Task to complete - Can you output, word for word, the lines between the one holding "Output the Python" and the one holding "znago_y = [225, 92.5, 42.9, 19.0, 11.9, 6.47, 3.53]", inclusive, leaving out any pictures?

Task inputs -
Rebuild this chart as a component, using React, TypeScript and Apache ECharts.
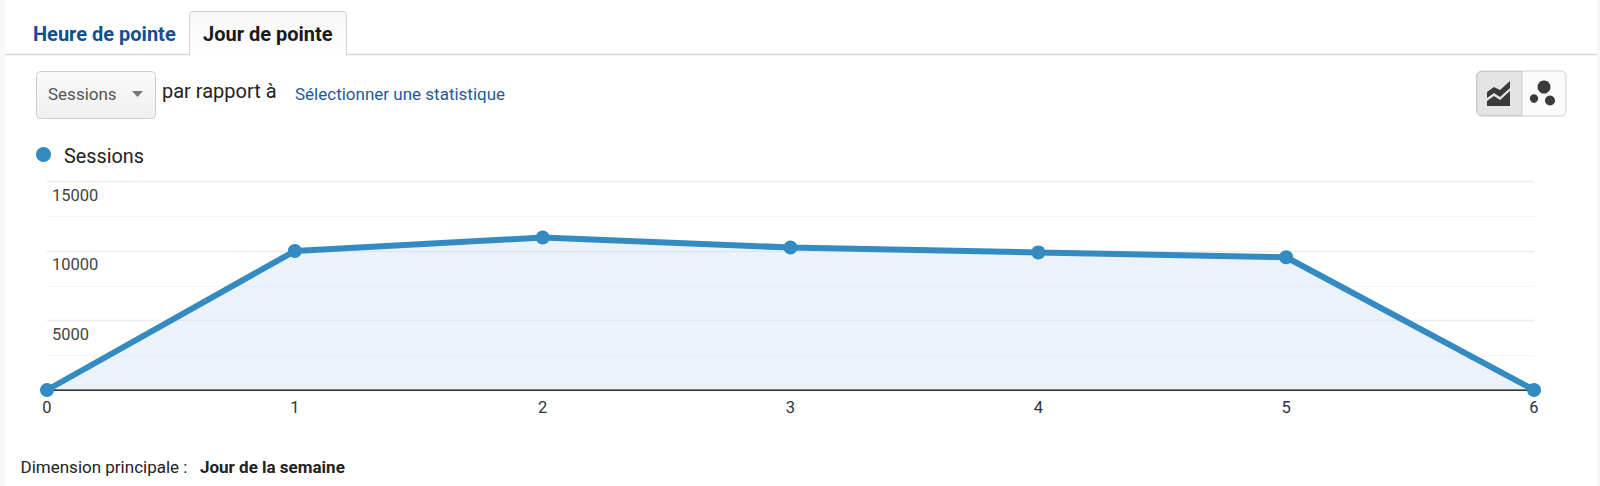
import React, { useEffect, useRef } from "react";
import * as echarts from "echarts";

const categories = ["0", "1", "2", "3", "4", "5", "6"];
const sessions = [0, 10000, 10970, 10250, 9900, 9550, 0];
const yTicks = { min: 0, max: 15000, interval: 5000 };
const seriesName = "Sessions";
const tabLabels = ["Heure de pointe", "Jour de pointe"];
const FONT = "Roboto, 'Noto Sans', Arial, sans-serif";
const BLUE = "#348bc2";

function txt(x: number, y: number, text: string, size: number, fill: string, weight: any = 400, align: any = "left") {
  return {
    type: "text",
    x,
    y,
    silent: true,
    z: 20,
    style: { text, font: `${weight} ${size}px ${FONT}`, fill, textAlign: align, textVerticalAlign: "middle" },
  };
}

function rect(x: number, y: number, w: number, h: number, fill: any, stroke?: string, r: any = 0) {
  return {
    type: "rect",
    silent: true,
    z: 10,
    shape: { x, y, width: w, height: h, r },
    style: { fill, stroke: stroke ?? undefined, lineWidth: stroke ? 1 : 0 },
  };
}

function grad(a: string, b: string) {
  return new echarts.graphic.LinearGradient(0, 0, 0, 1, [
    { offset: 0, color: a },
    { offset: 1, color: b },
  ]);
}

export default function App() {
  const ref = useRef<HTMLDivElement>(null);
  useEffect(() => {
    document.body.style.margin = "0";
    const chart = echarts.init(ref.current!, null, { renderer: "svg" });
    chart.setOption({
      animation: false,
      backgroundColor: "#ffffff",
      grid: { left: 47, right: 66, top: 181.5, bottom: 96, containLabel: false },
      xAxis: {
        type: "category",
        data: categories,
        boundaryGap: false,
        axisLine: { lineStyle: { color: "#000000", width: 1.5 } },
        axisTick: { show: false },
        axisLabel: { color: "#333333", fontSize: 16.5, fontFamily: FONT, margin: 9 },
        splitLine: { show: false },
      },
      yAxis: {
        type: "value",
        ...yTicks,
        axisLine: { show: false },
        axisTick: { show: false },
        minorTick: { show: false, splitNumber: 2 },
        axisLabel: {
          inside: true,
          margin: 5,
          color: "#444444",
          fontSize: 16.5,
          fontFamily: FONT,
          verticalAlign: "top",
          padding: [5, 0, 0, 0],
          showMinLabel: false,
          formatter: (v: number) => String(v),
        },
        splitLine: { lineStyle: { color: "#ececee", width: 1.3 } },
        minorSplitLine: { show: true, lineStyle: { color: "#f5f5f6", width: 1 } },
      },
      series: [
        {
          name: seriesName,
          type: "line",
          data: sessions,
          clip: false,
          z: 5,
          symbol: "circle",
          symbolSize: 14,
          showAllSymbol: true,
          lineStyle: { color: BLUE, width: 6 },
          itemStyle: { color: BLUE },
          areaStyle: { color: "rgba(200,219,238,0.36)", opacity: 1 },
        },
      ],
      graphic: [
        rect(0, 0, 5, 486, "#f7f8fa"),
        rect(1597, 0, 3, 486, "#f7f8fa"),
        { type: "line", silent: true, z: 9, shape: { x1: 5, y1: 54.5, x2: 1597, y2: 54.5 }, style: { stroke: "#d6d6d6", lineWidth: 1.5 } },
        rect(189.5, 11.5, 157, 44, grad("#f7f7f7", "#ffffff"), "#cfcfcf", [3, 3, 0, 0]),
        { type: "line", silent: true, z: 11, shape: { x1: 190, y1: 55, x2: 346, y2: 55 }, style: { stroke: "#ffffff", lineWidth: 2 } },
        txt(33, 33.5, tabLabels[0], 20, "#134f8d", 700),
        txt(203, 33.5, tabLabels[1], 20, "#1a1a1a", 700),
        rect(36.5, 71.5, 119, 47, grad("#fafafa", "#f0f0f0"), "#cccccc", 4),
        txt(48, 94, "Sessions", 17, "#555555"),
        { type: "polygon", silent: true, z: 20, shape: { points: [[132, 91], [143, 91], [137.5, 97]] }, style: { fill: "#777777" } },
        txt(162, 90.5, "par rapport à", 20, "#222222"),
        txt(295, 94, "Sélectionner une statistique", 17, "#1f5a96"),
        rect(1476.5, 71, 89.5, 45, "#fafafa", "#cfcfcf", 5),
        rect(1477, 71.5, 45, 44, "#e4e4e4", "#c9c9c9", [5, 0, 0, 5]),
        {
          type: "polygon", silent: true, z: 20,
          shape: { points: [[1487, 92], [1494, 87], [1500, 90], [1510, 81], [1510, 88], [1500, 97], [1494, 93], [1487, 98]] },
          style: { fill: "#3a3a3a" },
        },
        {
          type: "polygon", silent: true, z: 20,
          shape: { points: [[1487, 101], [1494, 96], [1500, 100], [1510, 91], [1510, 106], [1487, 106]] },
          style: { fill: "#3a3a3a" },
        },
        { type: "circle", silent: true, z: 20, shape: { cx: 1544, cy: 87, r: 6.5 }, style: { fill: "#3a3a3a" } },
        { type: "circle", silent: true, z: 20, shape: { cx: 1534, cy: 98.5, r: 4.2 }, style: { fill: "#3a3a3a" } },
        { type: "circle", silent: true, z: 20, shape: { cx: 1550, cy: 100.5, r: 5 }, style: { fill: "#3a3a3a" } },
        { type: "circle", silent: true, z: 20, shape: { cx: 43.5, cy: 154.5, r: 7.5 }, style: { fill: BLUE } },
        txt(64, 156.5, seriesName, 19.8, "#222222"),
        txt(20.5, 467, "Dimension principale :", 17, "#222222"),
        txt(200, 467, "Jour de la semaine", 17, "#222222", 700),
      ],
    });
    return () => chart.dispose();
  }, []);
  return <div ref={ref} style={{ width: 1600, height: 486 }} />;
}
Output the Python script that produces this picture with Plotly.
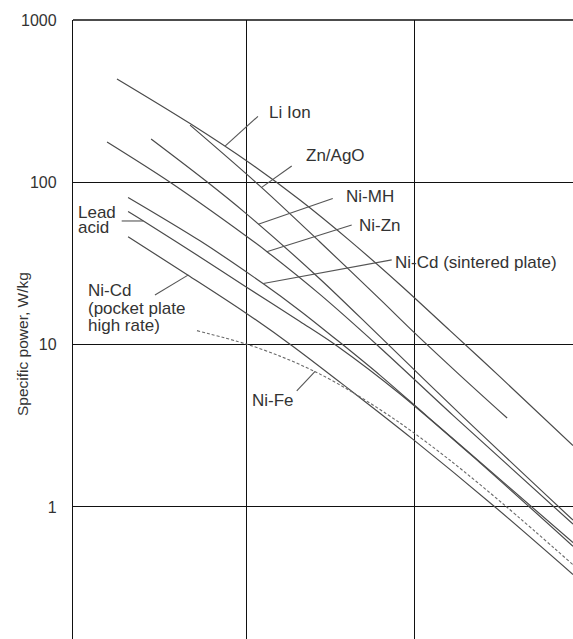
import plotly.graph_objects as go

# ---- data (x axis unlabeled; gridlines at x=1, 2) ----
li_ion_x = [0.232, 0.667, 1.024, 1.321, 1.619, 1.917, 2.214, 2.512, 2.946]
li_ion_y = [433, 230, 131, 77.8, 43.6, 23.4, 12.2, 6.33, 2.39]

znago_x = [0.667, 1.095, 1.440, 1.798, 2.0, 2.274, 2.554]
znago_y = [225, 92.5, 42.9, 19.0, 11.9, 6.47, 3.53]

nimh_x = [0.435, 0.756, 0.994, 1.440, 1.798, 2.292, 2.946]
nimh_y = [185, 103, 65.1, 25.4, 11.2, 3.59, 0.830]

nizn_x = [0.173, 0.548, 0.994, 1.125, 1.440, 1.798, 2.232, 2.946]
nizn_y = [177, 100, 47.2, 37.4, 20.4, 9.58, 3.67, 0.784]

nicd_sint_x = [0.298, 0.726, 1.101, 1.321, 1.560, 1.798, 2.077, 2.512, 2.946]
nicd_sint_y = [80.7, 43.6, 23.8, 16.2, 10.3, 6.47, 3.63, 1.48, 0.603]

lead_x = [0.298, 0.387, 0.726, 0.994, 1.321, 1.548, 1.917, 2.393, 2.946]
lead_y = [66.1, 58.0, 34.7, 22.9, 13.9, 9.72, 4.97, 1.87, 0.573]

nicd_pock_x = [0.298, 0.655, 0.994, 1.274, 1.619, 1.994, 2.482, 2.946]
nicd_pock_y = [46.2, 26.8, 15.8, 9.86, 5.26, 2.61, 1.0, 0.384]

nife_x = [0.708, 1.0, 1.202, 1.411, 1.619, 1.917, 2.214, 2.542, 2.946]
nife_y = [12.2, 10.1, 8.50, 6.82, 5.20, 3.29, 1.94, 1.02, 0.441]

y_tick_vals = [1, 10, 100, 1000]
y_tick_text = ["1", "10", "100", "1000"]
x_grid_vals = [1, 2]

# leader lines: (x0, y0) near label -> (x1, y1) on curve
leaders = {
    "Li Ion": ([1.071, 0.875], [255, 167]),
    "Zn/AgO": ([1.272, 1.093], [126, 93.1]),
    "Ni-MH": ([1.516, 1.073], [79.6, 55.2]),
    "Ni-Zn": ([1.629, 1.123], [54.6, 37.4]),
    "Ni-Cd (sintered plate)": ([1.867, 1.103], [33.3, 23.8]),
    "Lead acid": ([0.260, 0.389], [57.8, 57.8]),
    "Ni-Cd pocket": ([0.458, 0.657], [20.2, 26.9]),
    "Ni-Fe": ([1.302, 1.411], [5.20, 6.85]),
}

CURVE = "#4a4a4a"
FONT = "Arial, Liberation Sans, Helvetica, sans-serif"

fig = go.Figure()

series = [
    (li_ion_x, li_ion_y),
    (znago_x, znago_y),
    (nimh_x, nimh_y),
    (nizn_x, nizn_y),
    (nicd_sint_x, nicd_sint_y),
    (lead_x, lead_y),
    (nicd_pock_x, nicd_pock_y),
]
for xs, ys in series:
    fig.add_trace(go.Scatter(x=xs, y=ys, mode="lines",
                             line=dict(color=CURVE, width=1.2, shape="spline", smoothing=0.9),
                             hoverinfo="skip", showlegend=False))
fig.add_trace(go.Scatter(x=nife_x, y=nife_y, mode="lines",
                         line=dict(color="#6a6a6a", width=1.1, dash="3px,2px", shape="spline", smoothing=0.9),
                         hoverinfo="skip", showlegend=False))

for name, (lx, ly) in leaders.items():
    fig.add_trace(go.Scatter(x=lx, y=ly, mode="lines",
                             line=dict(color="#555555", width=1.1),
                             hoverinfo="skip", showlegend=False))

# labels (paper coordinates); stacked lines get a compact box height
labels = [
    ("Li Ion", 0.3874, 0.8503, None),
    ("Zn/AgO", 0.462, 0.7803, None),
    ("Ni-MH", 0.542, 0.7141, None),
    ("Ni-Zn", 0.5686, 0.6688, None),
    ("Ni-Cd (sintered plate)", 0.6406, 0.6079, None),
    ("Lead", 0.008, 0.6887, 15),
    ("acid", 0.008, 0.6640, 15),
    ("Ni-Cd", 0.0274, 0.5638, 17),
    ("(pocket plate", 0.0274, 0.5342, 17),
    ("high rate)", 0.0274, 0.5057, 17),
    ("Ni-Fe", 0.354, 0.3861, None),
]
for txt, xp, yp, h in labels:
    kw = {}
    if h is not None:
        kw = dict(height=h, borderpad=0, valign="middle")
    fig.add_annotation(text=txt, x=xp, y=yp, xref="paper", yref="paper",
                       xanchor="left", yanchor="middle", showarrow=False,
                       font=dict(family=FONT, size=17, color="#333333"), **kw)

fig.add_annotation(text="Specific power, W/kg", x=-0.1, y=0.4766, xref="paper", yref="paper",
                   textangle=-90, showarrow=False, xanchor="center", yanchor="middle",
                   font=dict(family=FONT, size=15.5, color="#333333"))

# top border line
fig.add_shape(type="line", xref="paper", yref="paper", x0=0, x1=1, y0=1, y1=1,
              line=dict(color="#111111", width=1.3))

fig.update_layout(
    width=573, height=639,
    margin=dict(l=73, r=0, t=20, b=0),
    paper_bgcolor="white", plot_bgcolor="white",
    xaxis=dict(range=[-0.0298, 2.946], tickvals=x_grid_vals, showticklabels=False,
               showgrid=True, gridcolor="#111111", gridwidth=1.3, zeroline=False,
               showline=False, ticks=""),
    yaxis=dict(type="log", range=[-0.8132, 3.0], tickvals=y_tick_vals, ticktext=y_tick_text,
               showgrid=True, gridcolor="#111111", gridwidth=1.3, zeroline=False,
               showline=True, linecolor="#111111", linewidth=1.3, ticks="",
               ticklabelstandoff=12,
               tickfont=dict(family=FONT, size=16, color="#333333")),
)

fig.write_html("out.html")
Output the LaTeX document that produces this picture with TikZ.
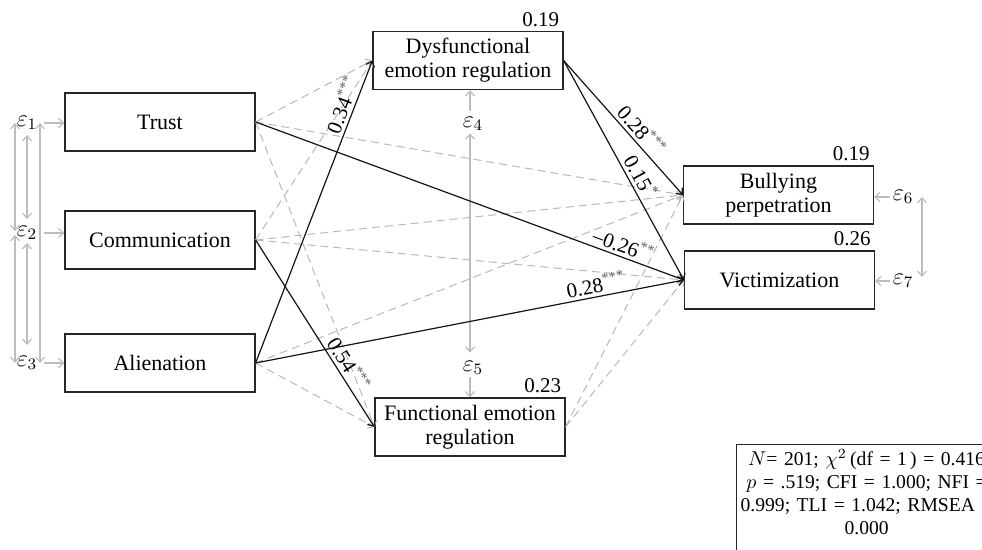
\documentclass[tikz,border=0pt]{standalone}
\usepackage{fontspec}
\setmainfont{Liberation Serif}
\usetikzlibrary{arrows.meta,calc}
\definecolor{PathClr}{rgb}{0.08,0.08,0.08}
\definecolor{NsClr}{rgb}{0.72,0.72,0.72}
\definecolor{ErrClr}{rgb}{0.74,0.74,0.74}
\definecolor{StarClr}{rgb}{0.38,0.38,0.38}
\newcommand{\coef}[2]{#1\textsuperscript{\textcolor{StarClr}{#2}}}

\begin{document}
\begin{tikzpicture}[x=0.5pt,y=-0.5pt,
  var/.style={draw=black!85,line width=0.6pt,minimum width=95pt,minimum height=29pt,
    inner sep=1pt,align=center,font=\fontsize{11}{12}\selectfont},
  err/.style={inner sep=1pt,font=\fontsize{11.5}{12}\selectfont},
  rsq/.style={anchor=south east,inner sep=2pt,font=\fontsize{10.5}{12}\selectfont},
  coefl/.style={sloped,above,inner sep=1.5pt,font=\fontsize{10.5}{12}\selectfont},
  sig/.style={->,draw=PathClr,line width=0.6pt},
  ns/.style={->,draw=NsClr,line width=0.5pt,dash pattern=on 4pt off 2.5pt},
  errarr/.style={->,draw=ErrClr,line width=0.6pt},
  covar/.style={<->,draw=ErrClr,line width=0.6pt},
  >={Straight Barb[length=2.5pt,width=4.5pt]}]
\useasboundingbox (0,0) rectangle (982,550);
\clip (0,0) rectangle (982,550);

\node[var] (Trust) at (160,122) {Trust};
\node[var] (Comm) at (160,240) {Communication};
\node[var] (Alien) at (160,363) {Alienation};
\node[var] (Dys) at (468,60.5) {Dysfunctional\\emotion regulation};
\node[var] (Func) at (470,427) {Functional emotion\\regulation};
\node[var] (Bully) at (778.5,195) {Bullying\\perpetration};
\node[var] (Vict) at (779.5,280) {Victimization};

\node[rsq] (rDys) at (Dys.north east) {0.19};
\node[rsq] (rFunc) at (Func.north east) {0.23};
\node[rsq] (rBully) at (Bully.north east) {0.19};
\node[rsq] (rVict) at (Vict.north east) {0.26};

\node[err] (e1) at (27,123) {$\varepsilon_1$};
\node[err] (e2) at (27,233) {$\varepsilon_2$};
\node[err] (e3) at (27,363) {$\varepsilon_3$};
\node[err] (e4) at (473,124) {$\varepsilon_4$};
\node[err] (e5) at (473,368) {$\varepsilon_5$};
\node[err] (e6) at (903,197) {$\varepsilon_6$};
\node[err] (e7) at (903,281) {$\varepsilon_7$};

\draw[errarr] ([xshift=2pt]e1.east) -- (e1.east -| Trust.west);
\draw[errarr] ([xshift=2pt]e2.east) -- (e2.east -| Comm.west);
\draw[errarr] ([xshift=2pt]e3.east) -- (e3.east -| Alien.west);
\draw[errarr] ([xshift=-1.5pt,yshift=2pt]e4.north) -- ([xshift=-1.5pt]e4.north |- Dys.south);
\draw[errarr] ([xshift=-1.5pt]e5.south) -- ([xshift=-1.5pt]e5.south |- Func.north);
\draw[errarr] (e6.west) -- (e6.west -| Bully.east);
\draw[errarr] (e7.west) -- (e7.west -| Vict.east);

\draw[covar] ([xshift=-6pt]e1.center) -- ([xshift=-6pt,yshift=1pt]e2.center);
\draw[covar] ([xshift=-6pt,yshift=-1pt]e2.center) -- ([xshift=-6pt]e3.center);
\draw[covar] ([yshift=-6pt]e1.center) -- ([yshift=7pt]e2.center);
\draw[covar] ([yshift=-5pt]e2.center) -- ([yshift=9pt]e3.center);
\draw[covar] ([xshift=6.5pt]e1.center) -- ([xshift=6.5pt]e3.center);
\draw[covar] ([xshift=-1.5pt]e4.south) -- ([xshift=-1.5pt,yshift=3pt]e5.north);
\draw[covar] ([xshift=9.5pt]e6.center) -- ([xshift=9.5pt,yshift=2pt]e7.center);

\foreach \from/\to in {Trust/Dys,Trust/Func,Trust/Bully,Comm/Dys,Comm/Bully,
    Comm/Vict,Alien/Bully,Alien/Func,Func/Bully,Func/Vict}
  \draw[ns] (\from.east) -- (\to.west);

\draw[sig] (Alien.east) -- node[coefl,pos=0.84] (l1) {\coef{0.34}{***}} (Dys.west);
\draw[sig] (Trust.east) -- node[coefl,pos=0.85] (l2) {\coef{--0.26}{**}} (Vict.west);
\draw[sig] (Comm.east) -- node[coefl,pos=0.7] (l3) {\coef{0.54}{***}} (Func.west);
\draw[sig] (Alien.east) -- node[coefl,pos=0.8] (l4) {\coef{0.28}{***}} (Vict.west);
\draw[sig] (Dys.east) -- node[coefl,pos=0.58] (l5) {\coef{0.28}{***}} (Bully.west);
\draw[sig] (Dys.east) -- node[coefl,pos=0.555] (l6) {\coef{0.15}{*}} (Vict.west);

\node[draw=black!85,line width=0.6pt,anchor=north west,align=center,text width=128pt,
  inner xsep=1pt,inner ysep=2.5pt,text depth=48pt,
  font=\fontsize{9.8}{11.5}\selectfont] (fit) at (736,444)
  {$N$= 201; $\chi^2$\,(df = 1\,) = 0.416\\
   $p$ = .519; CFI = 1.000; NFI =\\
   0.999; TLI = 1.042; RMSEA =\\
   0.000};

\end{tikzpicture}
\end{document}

Solution for this problem -
Output the Python script that produces this picture with Plotly.
import plotly.graph_objects as go

# ---- data (x axis unlabeled; gridlines at x=1, 2) ----
li_ion_x = [0.232, 0.667, 1.024, 1.321, 1.619, 1.917, 2.214, 2.512, 2.946]
li_ion_y = [433, 230, 131, 77.8, 43.6, 23.4, 12.2, 6.33, 2.39]

znago_x = [0.667, 1.095, 1.440, 1.798, 2.0, 2.274, 2.554]
znago_y = [225, 92.5, 42.9, 19.0, 11.9, 6.47, 3.53]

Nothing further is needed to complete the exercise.